Masked Language Model

What it is

Masked Language Modeling (MLM) is a bidirectional pre-training objective where random tokens are masked and predicted from context. MLM is the core objective of BERT and similar bidirectional encoders. Unlike causal language modeling (predict next token), MLM trains the model to understand context from both directions, making it powerful for understanding tasks.

[illustrate: Tokens with 15% masked; bidirectional context (left and right) informing predictions; decoder showing predicted tokens]

How it works

Masking strategy:
- Randomly select ~15% of tokens
- Replace 80% with [MASK]
- Replace 10% with random token
- Keep 10% unchanged
- (Prevents model from ignoring [MASK] tokens during fine-tuning)
Prediction:
- Encode masked sequence with bidirectional transformer
- Predict each masked token from full context
Loss: Cross-entropy on masked token prediction
Properties: Bidirectional (can attend left and right); unsupervised (no labels needed)

Example

Original: "Paris is the capital of France"

Masked (15% = 1 token):
"Paris is the [MASK] of France"

Model prediction:
P(capital) = 0.95
P(city) = 0.02
P(heart) = 0.01

Loss: -log(0.95)

# More complex example:
Original: "The quick brown fox jumps"
Masked: "The [MASK] brown [MASK] jumps"
→ Predict "quick" and "fox" from context

Variants and history

MLM was introduced by BERT (Devlin et al., 2018) and immediately became standard. Variants include:

ELECTRA: Replaced token detection (more challenging)
RoBERTa: Improved masking (longer masking, dynamic masking)
ALBERT: Parameter sharing across layers
XLNet: Permutation language modeling (hybrid approach)

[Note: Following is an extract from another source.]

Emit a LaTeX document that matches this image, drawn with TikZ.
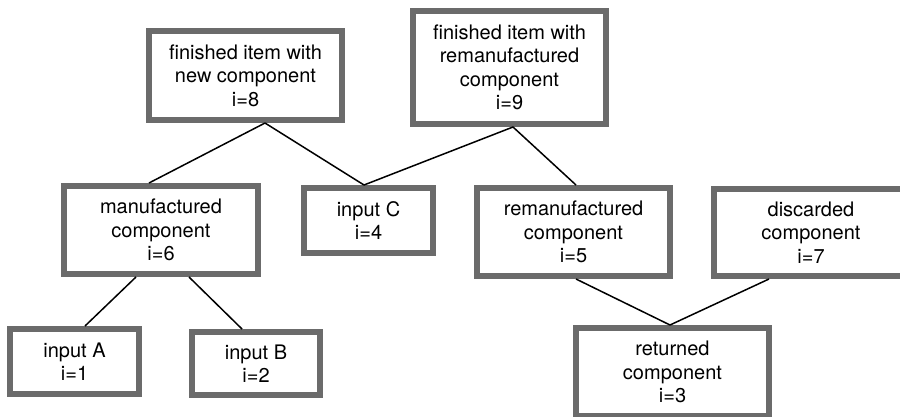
\documentclass[tikz,border=0pt]{standalone}
\usepackage{fontspec}
\setmainfont{TeX Gyre Heros}
\usetikzlibrary{calc}
\definecolor{boxgray}{HTML}{6B6B6B}
\begin{document}
\begin{tikzpicture}[x=1pt,y=-1pt,
  item/.style={draw=boxgray, line width=6pt, fill=white, align=center,
    font=\fontsize{20}{23.5}\selectfont, inner sep=0pt},
  link/.style={draw=black, line width=1.5pt}]
  \clip (0,0) rectangle (900,416);
  \useasboundingbox (0,0) rectangle (900,416);

  % finished items
  \node[item, minimum width=193pt, minimum height=89pt] (b8) at (245.5,75.5)
    {finished item with\\new component\\i=8};
  \node[item, minimum width=193pt, minimum height=113pt] (b9) at (509.5,67.5)
    {finished item with\\remanufactured\\component\\i=9};

  % components and inputs
  \node[item, minimum width=194pt, minimum height=88pt] (b6) at (161,230)
    {manufactured\\component\\i=6};
  \node[item, minimum width=129pt, minimum height=65pt] (b4) at (368.5,220.5)
    {input C\\i=4};
  \node[item, minimum width=193pt, minimum height=88pt] (b5) at (573.5,232)
    {remanufactured\\component\\i=5};
  \node[item, minimum width=194pt, minimum height=87pt] (b7) at (811,232.5)
    {discarded\\component\\i=7};
  \node[item, minimum width=129pt, minimum height=65pt] (b1) at (74.5,361.5)
    {input A\\i=1};
  \node[item, minimum width=128pt, minimum height=63pt] (b2) at (256,363.5)
    {input B\\i=2};
  \node[item, minimum width=193pt, minimum height=88pt] (b3) at (672.5,372)
    {returned\\component\\i=3};

  % connectors
  \draw[link] ([xshift=19.5pt]b8.south) -- ([xshift=-12pt]b6.north);
  \draw[link] ([xshift=19.5pt]b8.south) -- ([xshift=-4.5pt]b4.north);
  \draw[link] ([xshift=3.5pt]b9.south) -- ([xshift=-4.5pt]b4.north);
  \draw[link] ([xshift=3.5pt]b9.south) -- ([xshift=2.5pt]b5.north);
  \draw[link] ([xshift=-25pt]b6.south) -- ([xshift=10.5pt]b1.north);
  \draw[link] ([xshift=28pt]b6.south) -- ([xshift=-14pt]b2.north);
  \draw[link] ([xshift=2.5pt]b5.south) -- ([xshift=-2.5pt]b3.north);
  \draw[link] ([xshift=-42pt]b7.south) -- ([xshift=-2.5pt]b3.north);
\end{tikzpicture}
\end{document}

MLM is now foundational for pre-training encoders; causal LM dominates for decoders.

When to use it

Use MLM for:

Pre-training bidirectional encoders
Unsupervised learning from massive corpora
Transfer learning to understanding tasks (classification, NER, QA)
Domain-adaptive pre-training
When bidirectional context is beneficial

MLM training is computationally expensive but amortized across many downstream tasks. Trade-off: bidirectional context powerful for understanding but less natural than autoregressive modeling.